• AIM: Give back the full listing verbatim, apart from its images.

• SOURCE EXCERPT:
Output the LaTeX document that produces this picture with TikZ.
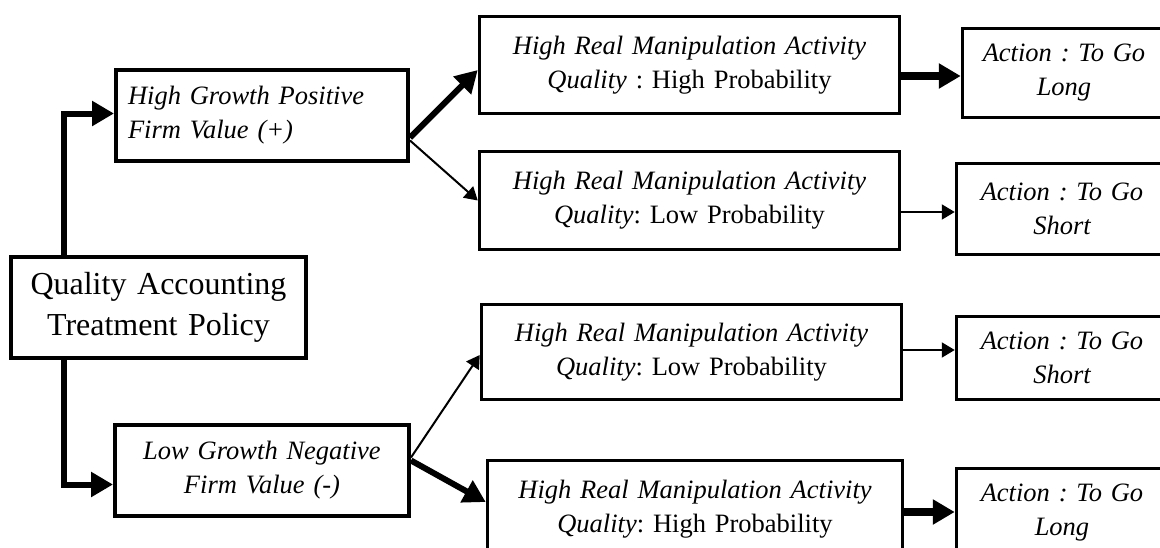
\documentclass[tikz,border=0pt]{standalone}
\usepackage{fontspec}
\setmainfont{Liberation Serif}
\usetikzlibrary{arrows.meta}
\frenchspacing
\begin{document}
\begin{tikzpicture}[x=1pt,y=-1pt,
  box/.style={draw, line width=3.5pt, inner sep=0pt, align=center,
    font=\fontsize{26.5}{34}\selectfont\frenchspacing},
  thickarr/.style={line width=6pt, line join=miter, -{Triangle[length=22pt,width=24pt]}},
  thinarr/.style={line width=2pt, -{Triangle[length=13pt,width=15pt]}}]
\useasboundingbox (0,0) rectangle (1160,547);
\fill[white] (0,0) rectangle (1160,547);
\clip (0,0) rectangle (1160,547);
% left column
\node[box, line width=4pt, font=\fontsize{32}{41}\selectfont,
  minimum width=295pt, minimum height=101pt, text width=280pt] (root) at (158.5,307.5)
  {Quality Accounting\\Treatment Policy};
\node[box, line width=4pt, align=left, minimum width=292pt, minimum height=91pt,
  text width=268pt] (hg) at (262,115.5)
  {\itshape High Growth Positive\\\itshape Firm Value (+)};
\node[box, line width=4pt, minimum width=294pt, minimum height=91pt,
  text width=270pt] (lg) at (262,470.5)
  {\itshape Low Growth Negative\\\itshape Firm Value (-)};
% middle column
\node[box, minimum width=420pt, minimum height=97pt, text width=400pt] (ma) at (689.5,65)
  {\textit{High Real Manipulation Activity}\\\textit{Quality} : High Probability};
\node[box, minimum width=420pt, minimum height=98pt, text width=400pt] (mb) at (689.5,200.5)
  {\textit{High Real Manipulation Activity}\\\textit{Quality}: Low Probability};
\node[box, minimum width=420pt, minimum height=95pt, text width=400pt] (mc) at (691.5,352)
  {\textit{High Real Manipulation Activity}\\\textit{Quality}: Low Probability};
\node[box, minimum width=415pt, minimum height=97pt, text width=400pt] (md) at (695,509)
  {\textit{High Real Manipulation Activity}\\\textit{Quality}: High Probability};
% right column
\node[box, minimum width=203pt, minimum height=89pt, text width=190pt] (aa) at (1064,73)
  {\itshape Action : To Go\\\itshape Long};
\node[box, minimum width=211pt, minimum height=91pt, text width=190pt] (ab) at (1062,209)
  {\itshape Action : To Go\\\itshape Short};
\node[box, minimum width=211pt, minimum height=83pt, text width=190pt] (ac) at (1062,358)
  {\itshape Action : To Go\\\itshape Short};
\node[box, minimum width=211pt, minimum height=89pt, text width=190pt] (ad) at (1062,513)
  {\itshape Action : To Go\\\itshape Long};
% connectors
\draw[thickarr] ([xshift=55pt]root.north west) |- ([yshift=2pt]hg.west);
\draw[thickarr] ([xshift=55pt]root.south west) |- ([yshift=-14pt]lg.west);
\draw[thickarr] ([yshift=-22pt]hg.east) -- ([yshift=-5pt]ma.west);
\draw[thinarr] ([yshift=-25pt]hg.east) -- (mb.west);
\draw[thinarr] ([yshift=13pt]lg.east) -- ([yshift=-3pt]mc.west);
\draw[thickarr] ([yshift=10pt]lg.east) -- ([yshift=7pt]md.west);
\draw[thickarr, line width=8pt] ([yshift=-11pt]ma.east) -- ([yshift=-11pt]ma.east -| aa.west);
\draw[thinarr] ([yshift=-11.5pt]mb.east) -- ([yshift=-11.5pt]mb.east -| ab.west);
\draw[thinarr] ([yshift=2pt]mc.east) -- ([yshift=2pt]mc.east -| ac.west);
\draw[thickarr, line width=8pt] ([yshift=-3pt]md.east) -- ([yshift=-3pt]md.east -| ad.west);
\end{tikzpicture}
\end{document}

• EXERCISE ANSWER:
Output the LaTeX document that produces this picture with TikZ.
\documentclass[tikz,border=0pt]{standalone}
\usepackage{fontspec}
\setmainfont{Liberation Serif}
\usetikzlibrary{arrows.meta}
\frenchspacing
\begin{document}
\begin{tikzpicture}[x=1pt,y=-1pt,
  box/.style={draw, line width=3.5pt, inner sep=0pt, align=center,
    font=\fontsize{26.5}{34}\selectfont\frenchspacing},
  thickarr/.style={line width=6pt, line join=miter, -{Triangle[length=22pt,width=24pt]}},
  thinarr/.style={line width=2pt, -{Triangle[length=13pt,width=15pt]}}]
\useasboundingbox (0,0) rectangle (1160,547);
\fill[white] (0,0) rectangle (1160,547);
\clip (0,0) rectangle (1160,547);
% left column
\node[box, line width=4pt, font=\fontsize{32}{41}\selectfont,
  minimum width=295pt, minimum height=101pt, text width=280pt] (root) at (158.5,307.5)
  {Quality Accounting\\Treatment Policy};
\node[box, line width=4pt, align=left, minimum width=292pt, minimum height=91pt,
  text width=268pt] (hg) at (262,115.5)
  {\itshape High Growth Positive\\\itshape Firm Value (+)};
\node[box, line width=4pt, minimum width=294pt, minimum height=91pt,
  text width=270pt] (lg) at (262,470.5)
  {\itshape Low Growth Negative\\\itshape Firm Value (-)};
% middle column
\node[box, minimum width=420pt, minimum height=97pt, text width=400pt] (ma) at (689.5,65)
  {\textit{High Real Manipulation Activity}\\\textit{Quality} : High Probability};
\node[box, minimum width=420pt, minimum height=98pt, text width=400pt] (mb) at (689.5,200.5)
  {\textit{High Real Manipulation Activity}\\\textit{Quality}: Low Probability};
\node[box, minimum width=420pt, minimum height=95pt, text width=400pt] (mc) at (691.5,352)
  {\textit{High Real Manipulation Activity}\\\textit{Quality}: Low Probability};
\node[box, minimum width=415pt, minimum height=97pt, text width=400pt] (md) at (695,509)
  {\textit{High Real Manipulation Activity}\\\textit{Quality}: High Probability};
% right column
\node[box, minimum width=203pt, minimum height=89pt, text width=190pt] (aa) at (1064,73)
  {\itshape Action : To Go\\\itshape Long};
\node[box, minimum width=211pt, minimum height=91pt, text width=190pt] (ab) at (1062,209)
  {\itshape Action : To Go\\\itshape Short};
\node[box, minimum width=211pt, minimum height=83pt, text width=190pt] (ac) at (1062,358)
  {\itshape Action : To Go\\\itshape Short};
\node[box, minimum width=211pt, minimum height=89pt, text width=190pt] (ad) at (1062,513)
  {\itshape Action : To Go\\\itshape Long};
% connectors
\draw[thickarr] ([xshift=55pt]root.north west) |- ([yshift=2pt]hg.west);
\draw[thickarr] ([xshift=55pt]root.south west) |- ([yshift=-14pt]lg.west);
\draw[thickarr] ([yshift=-22pt]hg.east) -- ([yshift=-5pt]ma.west);
\draw[thinarr] ([yshift=-25pt]hg.east) -- (mb.west);
\draw[thinarr] ([yshift=13pt]lg.east) -- ([yshift=-3pt]mc.west);
\draw[thickarr] ([yshift=10pt]lg.east) -- ([yshift=7pt]md.west);
\draw[thickarr, line width=8pt] ([yshift=-11pt]ma.east) -- ([yshift=-11pt]ma.east -| aa.west);
\draw[thinarr] ([yshift=-11.5pt]mb.east) -- ([yshift=-11.5pt]mb.east -| ab.west);
\draw[thinarr] ([yshift=2pt]mc.east) -- ([yshift=2pt]mc.east -| ac.west);
\draw[thickarr, line width=8pt] ([yshift=-3pt]md.east) -- ([yshift=-3pt]md.east -| ad.west);
\end{tikzpicture}
\end{document}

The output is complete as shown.